Oil Company Shares Soar to All-Time Highs as Middle East War Turbocharges Price per Barrel
Why It Matters
The surge translates into multibillion‑dollar earnings for oil firms, reshaping industry cash flows and influencing energy‑policy debates worldwide. It also pressures governments to consider tax measures amid public scrutiny over profit spikes during geopolitical crises.
Key Takeaways
- •Super majors gained $130 bn market value in two weeks.
- •Oil prices hit $117 per barrel amid Middle East conflict.
- •Shell, Exxon, Chevron shares rose over 5‑12% since war.
- •Rystad forecasts $63.4 bn profit boost for U.S. majors.
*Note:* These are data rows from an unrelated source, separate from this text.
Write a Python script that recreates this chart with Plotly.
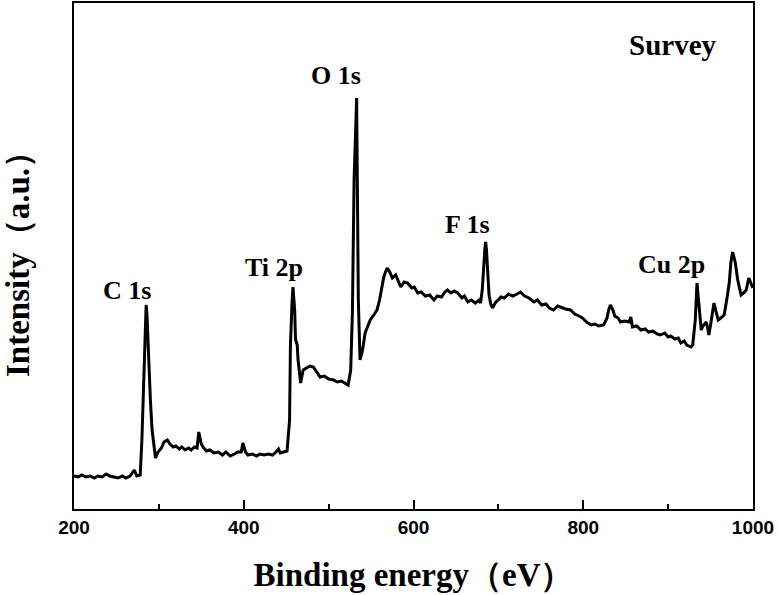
import plotly.graph_objects as go

# Binding energy (eV)
binding_energy = [
    200, 205, 209, 214, 219, 224, 228, 233, 238, 242,
    247, 252, 257, 261, 266, 271, 274, 278, 280, 283,
    285, 286, 287, 290, 292, 296, 299, 303, 306, 310,
    313, 317, 320, 324, 327, 331, 335, 338, 342, 345,
    347, 350, 352, 356, 360, 365, 370, 375, 379, 384,
    389, 393, 397, 399, 402, 405, 410, 415, 419, 424,
    429, 434, 438, 441, 443, 448, 451, 454, 455, 457,
    458, 460, 461, 462, 463, 464, 467, 470, 475, 478,
    482, 486, 490, 495, 500, 506, 510, 515, 520, 523,
    526, 528, 530, 533, 534, 535, 537, 540, 543, 547,
    549, 554, 557, 560, 562, 565, 567, 569, 572, 575,
    579, 582, 585, 589, 593, 598, 601, 605, 609, 614,
    619, 624, 628, 633, 637, 640, 644, 648, 652, 657,
    660, 664, 668, 673, 677, 679, 681, 684, 685, 686,
    689, 691, 693, 697, 700, 703, 707, 712, 717, 722,
    726, 731, 736, 742, 746, 751, 756, 760, 765, 770,
    775, 779, 785, 790, 795, 799, 804, 809, 814, 818,
    824, 828, 830, 832, 835, 837, 841, 844, 849, 854,
    856, 858, 863, 868, 873, 877, 882, 887, 891, 896,
    900, 903, 908, 912, 915, 919, 922, 927, 929, 932,
    934, 936, 939, 941, 945, 947, 948, 950, 954, 956,
    959, 962, 966, 969, 972, 974, 976, 979, 982, 986,
    989, 992, 995, 998, 1000,
]

# Intensity (a.u.)
intensity = [
    33, 32, 34, 32, 33, 31, 33, 32, 35, 33,
    32, 31, 33, 31, 33, 39, 33, 34, 69, 149,
    204, 194, 169, 109, 79, 51, 57, 61, 67, 69,
    65, 62, 63, 60, 62, 59, 61, 59, 62, 61,
    77, 65, 62, 58, 59, 56, 57, 54, 57, 53,
    55, 57, 57, 66, 57, 54, 55, 53, 55, 54,
    55, 54, 57, 60, 56, 57, 58, 89, 164, 209,
    222, 199, 169, 167, 164, 149, 126, 139, 141, 143,
    142, 137, 132, 133, 130, 129, 127, 128, 125, 124,
    139, 196, 329, 411, 309, 209, 149, 159, 176, 184,
    189, 195, 199, 209, 219, 232, 237, 241, 237, 231,
    234, 227, 222, 227, 226, 221, 222, 216, 217, 213,
    214, 209, 213, 212, 217, 219, 216, 218, 216, 211,
    213, 207, 209, 206, 209, 206, 219, 259, 267, 259,
    214, 205, 201, 207, 209, 212, 211, 215, 213, 215,
    217, 213, 211, 207, 209, 204, 205, 201, 199, 203,
    201, 200, 199, 195, 193, 191, 187, 184, 185, 183,
    184, 191, 199, 204, 199, 193, 191, 187, 188, 187,
    192, 182, 183, 179, 180, 177, 178, 175, 174, 176,
    172, 173, 170, 171, 166, 168, 164, 162, 164, 189,
    226, 204, 179, 183, 187, 179, 174, 184, 206, 199,
    189, 191, 194, 209, 226, 247, 257, 247, 229, 214,
    216, 219, 231, 225, 221,
]
assert len(binding_energy) == len(intensity)

# Peak labels
peak_labels = ["C 1s", "Ti 2p", "O 1s", "F 1s", "Cu 2p"]
peak_label_x = [262, 436, 509, 664, 904]
peak_label_y = [219, 242, 434, 285, 245]

serif = "Liberation Serif, Times New Roman, serif"
sans = "Liberation Sans, Arial, sans-serif"

fig = go.Figure()
fig.add_trace(go.Scatter(
    x=binding_energy, y=intensity, mode="lines",
    line=dict(color="black", width=3), showlegend=False,
))

for lab, lx, ly in zip(peak_labels, peak_label_x, peak_label_y):
    fig.add_annotation(x=lx, y=ly, text=lab, showarrow=False,
                       font=dict(family=serif, size=26, color="black", weight="bold"))

fig.add_annotation(x=0.882, y=0.917, xref="paper", yref="paper", text="Survey",
                   showarrow=False, xanchor="center", yanchor="middle",
                   font=dict(family=serif, size=29, color="black", weight="bold"))

fig.update_layout(
    width=779, height=595,
    margin=dict(l=74, r=26, t=3, b=86),
    plot_bgcolor="white", paper_bgcolor="white",
    xaxis=dict(
        range=[200, 1000], dtick=200, tick0=200, automargin=False,
        showgrid=False, zeroline=False,
        showline=True, linecolor="black", linewidth=2, mirror=True,
        ticks="inside", ticklen=9, tickwidth=1.5, tickcolor="black",
        minor=dict(ticks="inside", dtick=100, ticklen=5, tickwidth=1.5, tickcolor="black"),
        tickfont=dict(family=sans, size=19, color="black", weight="bold"),
        title=dict(text="Binding energy（eV）", standoff=26,
                   font=dict(family=serif, size=33, color="black", weight="bold")),
    ),
    yaxis=dict(
        range=[0, 506], automargin=False,
        showgrid=False, zeroline=False, showticklabels=False,
        showline=True, linecolor="black", linewidth=2, mirror=True,
        ticks="",
        title=dict(text="Intensity（a.u.）", standoff=52,
                   font=dict(family=serif, size=33, color="black", weight="bold")),
    ),
)

fig.write_html("out.html", config={"displayModeBar": False},
               post_script="document.body.style.margin='0';")
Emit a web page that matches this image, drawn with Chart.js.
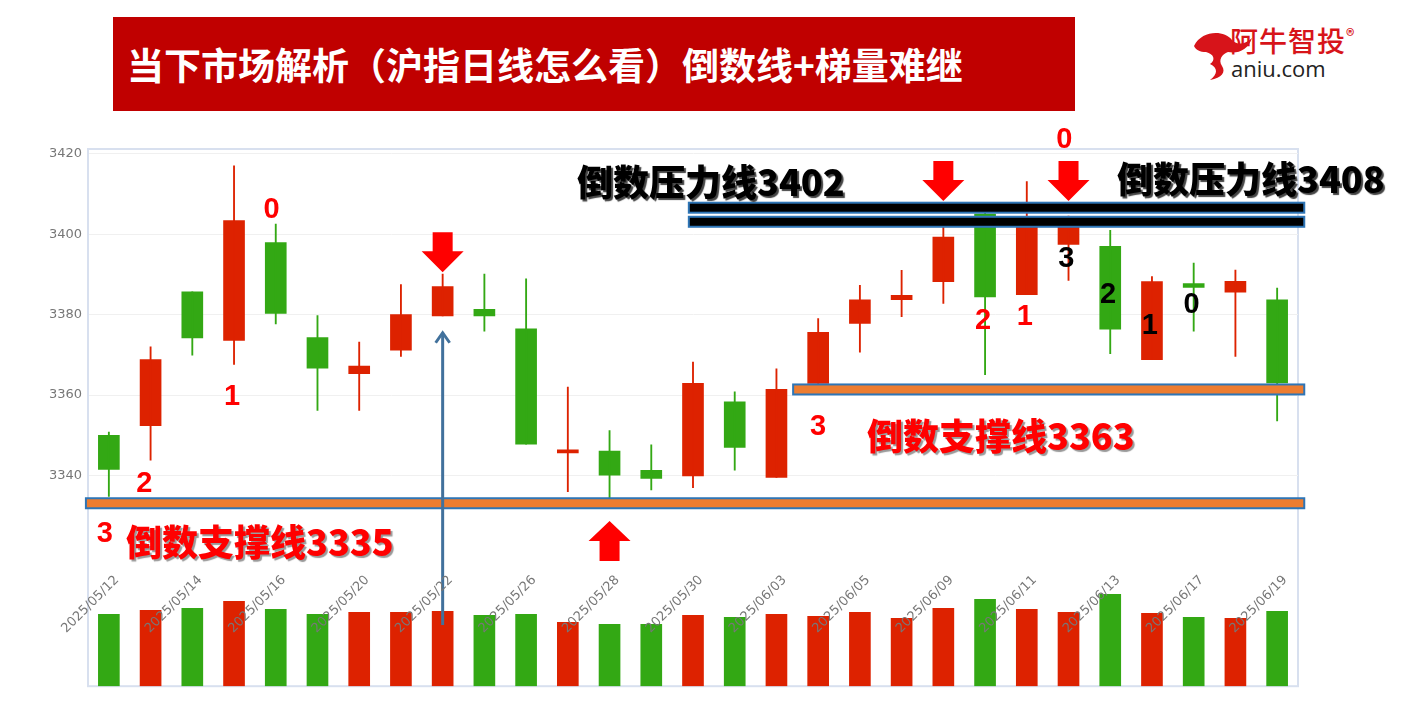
<!DOCTYPE html>
<html>
<head>
<meta charset="utf-8">
<script src="https://cdn.jsdelivr.net/npm/chart.js@4.4.0/dist/chart.umd.min.js"></script>
<style>
  body { margin: 0; width: 1404px; height: 705px; background: #fff; position: relative; overflow: hidden;
         font-family: "Noto Sans CJK SC", sans-serif; }
  #banner { position: absolute; left: 113px; top: 17px; width: 962px; height: 94px; background: #C00000;
            color: #fff; font-weight: 700; font-size: 37px; line-height: 94px; padding-left: 14px; box-sizing: border-box; white-space: nowrap; }
  #logo1 { position: absolute; left: 1230px; top: 20px; color: #d7141a; font-size: 28px; font-weight: 500; letter-spacing: 1px; }
  #logo1 sup { font-size: 17px; }
  #logo2 { position: absolute; left: 1231px; top: 53px; color: #222; font-size: 22px; font-family: "Open Sans", sans-serif; }
  #wrap { position: absolute; left: 40px; top: 110px; width: 1270px; height: 590px; }
  .big { position: absolute; font-weight: 900; font-size: 36px; white-space: nowrap; }
  .blk { color: #000; text-shadow: 2px 2px 1px #444; }
  .red { color: #f00; text-shadow: 2px 2px 1px #999; }
</style>
</head>
<body>
<div id="banner">当下市场解析（沪指日线怎么看）倒数线+梯量难继</div>
<svg style="position:absolute;left:1192px;top:24px" width="62" height="58" viewBox="0 0 62 58">
  <path d="M2 22 C10 6 32 6 40 16 C46 22 54 20 60 14 C56 26 46 30 36 28 C30 30 26 36 30 42 C34 48 30 54 18 56 C26 50 26 44 18 40 C24 36 22 30 14 28 C8 28 4 26 2 22 Z" fill="#d7141a"/>
</svg>
<div id="logo1">阿牛智投<sup>®</sup></div>
<div id="logo2">aniu.com</div>
<div id="wrap"><canvas id="c"></canvas></div>
<div class="big blk" style="left:577px;top:154px">倒数压力线3402</div>
<div class="big blk" style="left:1117px;top:151px">倒数压力线3408</div>
<div class="big red" style="left:867px;top:408px">倒数支撑线3363</div>
<div class="big red" style="left:126px;top:514px">倒数支撑线3335</div>
<script>
const dates = ["2025/05/12","2025/05/13","2025/05/14","2025/05/15","2025/05/16","2025/05/19","2025/05/20","2025/05/21",
  "2025/05/22","2025/05/23","2025/05/26","2025/05/27","2025/05/28","2025/05/29","2025/05/30","2025/06/02","2025/06/03",
  "2025/06/04","2025/06/05","2025/06/06","2025/06/09","2025/06/10","2025/06/11","2025/06/12","2025/06/13","2025/06/16",
  "2025/06/17","2025/06/18","2025/06/19"];
const openP  = [3350.0,3352.4,3385.7,3373.6,3397.9,3374.3,3365.3,3371.2,3379.7,3381.3,3376.5,3345.6,3346.1,3341.3,3339.9,3358.3,3339.5,3362.9,3377.8,3383.7,3388.2,3405.0,3385.0,3397.5,3397.0,3368.8,3387.7,3385.6,3383.7];
const closeP = [3341.5,3368.8,3374.2,3403.4,3380.3,3366.7,3367.2,3380.0,3387.0,3379.7,3347.8,3346.4,3340.1,3339.3,3362.9,3347.0,3361.4,3375.6,3383.7,3384.8,3399.3,3384.4,3403.0,3403.0,3376.4,3388.2,3386.8,3388.3,3363.0];
const highP  = [3350.8,3372.0,3385.7,3417.0,3402.5,3379.8,3373.2,3387.5,3390.1,3390.1,3388.9,3362.0,3351.2,3347.6,3368.2,3360.8,3366.5,3379.0,3387.3,3391.0,3403.5,3406.0,3413.1,3404.5,3401.0,3389.5,3392.8,3391.1,3386.6];
const lowP   = [3334.8,3343.8,3369.9,3367.6,3377.7,3356.2,3356.2,3369.6,3379.7,3375.9,3347.8,3336.0,3334.3,3336.4,3337.0,3341.3,3339.5,3362.9,3370.7,3379.5,3382.8,3365.1,3385.0,3388.5,3370.3,3368.8,3375.9,3369.6,3353.6];
const volume = [72,76,78,85,77,72,74,74,75,71,72,64,62,62,71,69,72,70,74,68,78,87,77,74,92,73,69,68,75];
const upColor = "#dd2200", downColor = "#33a814";
const colors = openP.map((o, i) => closeP[i] >= o ? upColor : downColor);
// countdown digits: [index offset, price, text, color]
const marks = [
  [-0.1,3325.5,"3","#f00"],[0.85,3338,"2","#f00"],[2.95,3359.5,"1","#f00"],[3.9,3406,"0","#f00"],
  [17.0,3352,"3","#f00"],[20.95,3378.5,"2","#f00"],[21.95,3379.5,"1","#f00"],[22.9,3423.5,"0","#f00"],
  [22.95,3393.9,"3","#000"],[23.95,3384.8,"2","#000"],[24.95,3377.2,"1","#000"],[25.95,3382.3,"0","#000"]
];
// horizontal bands: [fromIndex, toIndex, price, fill]
const bands = [
  [13.9,28.65,3406.6,"#000"],[13.9,28.65,3403.1,"#000"],
  [16.4,28.65,3361.4,"#ED7D31"],[-0.55,28.65,3333.1,"#ED7D31"]
];
const downArrows = [[8,3400.5],[20,3418.2],[23,3418.2]];
const upArrows = [[12,3328.7]];
const labelIdx = [0,2,4,6,8,10,12,14,16,18,20,22,24,26,28];
const labelText = ["2025/05/12","2025/05/14","2025/05/16","2025/05/20","2025/05/22","2025/05/26","2025/05/28","2025/05/30",
  "2025/06/03","2025/06/05","2025/06/09","2025/06/11","2025/06/13","2025/06/17","2025/06/19"];
const TOP = 110; // canvas offset in page

function xAt(sc, f) {
  const step = sc.getPixelForValue(1) - sc.getPixelForValue(0);
  return sc.getPixelForValue(0) + step * f;
}

const overlay = {
  id: "overlay",
  afterDatasetsDraw(chart) {
    const { ctx, scales: { x, y } } = chart;
    ctx.save();
    // bands
    bands.forEach(([a, b, p, fill]) => {
      const x0 = xAt(x, a), x1 = xAt(x, b), yc = y.getPixelForValue(p);
      ctx.fillStyle = fill; ctx.fillRect(x0, yc - 5, x1 - x0, 10);
      ctx.strokeStyle = "#2e75b6"; ctx.lineWidth = 2; ctx.strokeRect(x0, yc - 5, x1 - x0, 10);
    });
    // blue vertical arrow
    const bx = x.getPixelForValue(8), byTop = y.getPixelForValue(3375.5);
    ctx.strokeStyle = "#41719c"; ctx.lineWidth = 3;
    ctx.beginPath(); ctx.moveTo(bx, 625 - TOP); ctx.lineTo(bx, byTop); ctx.stroke();
    ctx.beginPath(); ctx.moveTo(bx - 7, byTop + 10); ctx.lineTo(bx, byTop); ctx.lineTo(bx + 7, byTop + 10); ctx.stroke();
    // red arrows
    ctx.fillStyle = "#f00";
    downArrows.forEach(([i, p]) => {
      const cx = x.getPixelForValue(i), top = y.getPixelForValue(p);
      ctx.beginPath();
      ctx.moveTo(cx - 10, top); ctx.lineTo(cx + 10, top); ctx.lineTo(cx + 10, top + 19);
      ctx.lineTo(cx + 21, top + 19); ctx.lineTo(cx, top + 40); ctx.lineTo(cx - 21, top + 19);
      ctx.lineTo(cx - 10, top + 19); ctx.closePath(); ctx.fill();
    });
    upArrows.forEach(([i, p]) => {
      const cx = x.getPixelForValue(i), top = y.getPixelForValue(p);
      ctx.beginPath();
      ctx.moveTo(cx, top); ctx.lineTo(cx + 21, top + 20); ctx.lineTo(cx + 10, top + 20);
      ctx.lineTo(cx + 10, top + 40); ctx.lineTo(cx - 10, top + 40); ctx.lineTo(cx - 10, top + 20);
      ctx.lineTo(cx - 21, top + 20); ctx.closePath(); ctx.fill();
    });
    // countdown digits
    ctx.font = "bold 29px 'Liberation Sans', Arial"; ctx.textAlign = "center"; ctx.textBaseline = "middle";
    marks.forEach(([f, p, t, c]) => { ctx.fillStyle = c; ctx.fillText(t, xAt(x, f), y.getPixelForValue(p)); });
    // date labels
    ctx.font = "13px 'DejaVu Sans', sans-serif"; ctx.fillStyle = "#777"; ctx.textAlign = "right"; ctx.textBaseline = "middle";
    labelIdx.forEach((idx, k) => {
      ctx.save(); ctx.translate(x.getPixelForValue(idx) + 8, 578 - TOP); ctx.rotate(-Math.PI / 4);
      ctx.fillText(labelText[k], 0, 0); ctx.restore();
    });
    ctx.restore();
  }
};

new Chart(document.getElementById("c"), {
  type: "bar",
  data: {
    labels: dates,
    datasets: [
      { data: volume, yAxisID: "y2", backgroundColor: colors, barThickness: 21, grouped: false },
      { data: lowP.map((l, i) => [l, highP[i]]), backgroundColor: colors, barThickness: 1.2, grouped: false },
      { data: openP.map((o, i) => [o, closeP[i]]), backgroundColor: colors, barThickness: 21, grouped: false }
    ]
  },
  options: {
    responsive: true, maintainAspectRatio: false, animation: false,
    layout: { padding: { top: 39, right: 12, bottom: 6 } },
    plugins: { legend: { display: false }, tooltip: { enabled: false } },
    scales: {
      x: { offset: true, display: false },
      y: {
        min: 3287.6, max: 3421.2,
        afterFit(s) { s.width = 48; },
        afterBuildTicks(s) { s.ticks = [3340, 3360, 3380, 3400, 3420].map(v => ({ value: v })); },
        ticks: { color: "#777", font: { size: 13, family: "DejaVu Sans" }, padding: 6, callback: v => String(v) },
        grid: { color: "#f0f0f0", drawTicks: false },
        border: { color: "#d8e0ef", width: 2 }
      },
      y2: { min: 0, max: 538, display: false }
    }
  },
  plugins: [overlay, {
    id: "frame",
    beforeDraw(chart) {
      const { ctx, chartArea: a } = chart;
      ctx.save(); ctx.strokeStyle = "#d8e0ef"; ctx.lineWidth = 2;
      ctx.strokeRect(a.left, a.top, a.right - a.left, a.bottom - a.top); ctx.restore();
    }
  }]
});
</script>
</body>
</html>
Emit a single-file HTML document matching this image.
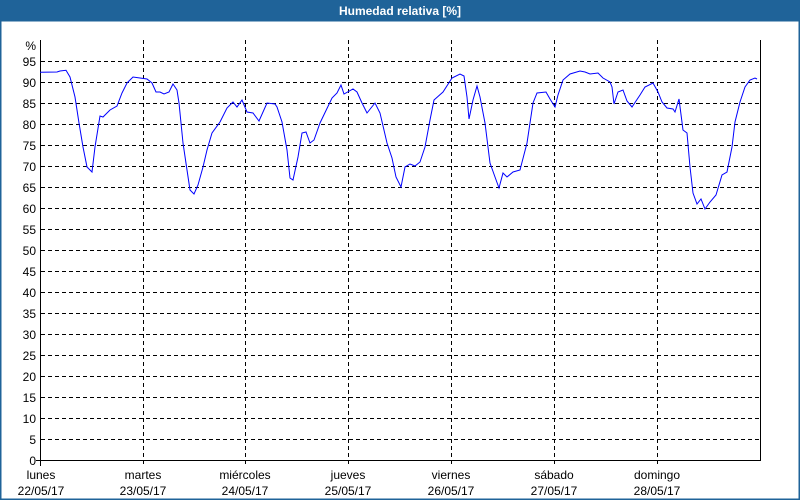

- •Calls for windfall tax intensify from climate groups.
Pulse Analysis
The Iran‑Israel confrontation has reignited the classic supply‑shock narrative that drives oil markets. By severing key transit routes and threatening production hubs, the conflict has squeezed global crude supplies, pushing benchmark prices to $117 per barrel—levels not seen since the early 2000s. Traders interpret the disruption as a short‑term scarcity premium, while analysts warn that any escalation could lock in higher price floors for months. This environment underscores how geopolitical flashpoints continue to dominate commodity pricing, outweighing seasonal demand factors.
The market reaction has been swift: the six listed western super‑majors collectively added more than $130 bn in market value within two weeks. Shell’s valuation topped £190 bn, while ExxonMobil and Chevron saw their market caps climb to $630 bn and $390 bn respectively. Forecasts from Rystad Energy predict a $63.4 bn earnings boost for U.S. majors, and Goldman Sachs estimates a £5 bn windfall for BP and Shell. Such inflows have attracted both growth‑oriented investors and dividend‑seeking funds, reinforcing the sector’s reputation as a defensive haven during crises.
Policymakers now face a delicate balancing act. Environmental NGOs such as 350.org are urging governments to impose windfall taxes, arguing that excess profits should fund household relief and accelerate the clean‑energy transition. Yet many fiscal authorities remain wary of dampening investment in a sector that underpins global energy security. The debate highlights a broader tension between short‑term revenue capture and long‑term climate objectives. As the war’s trajectory remains uncertain, the oil majors’ windfall may be temporary, but the policy discourse it has sparked could reshape taxation frameworks for years to come.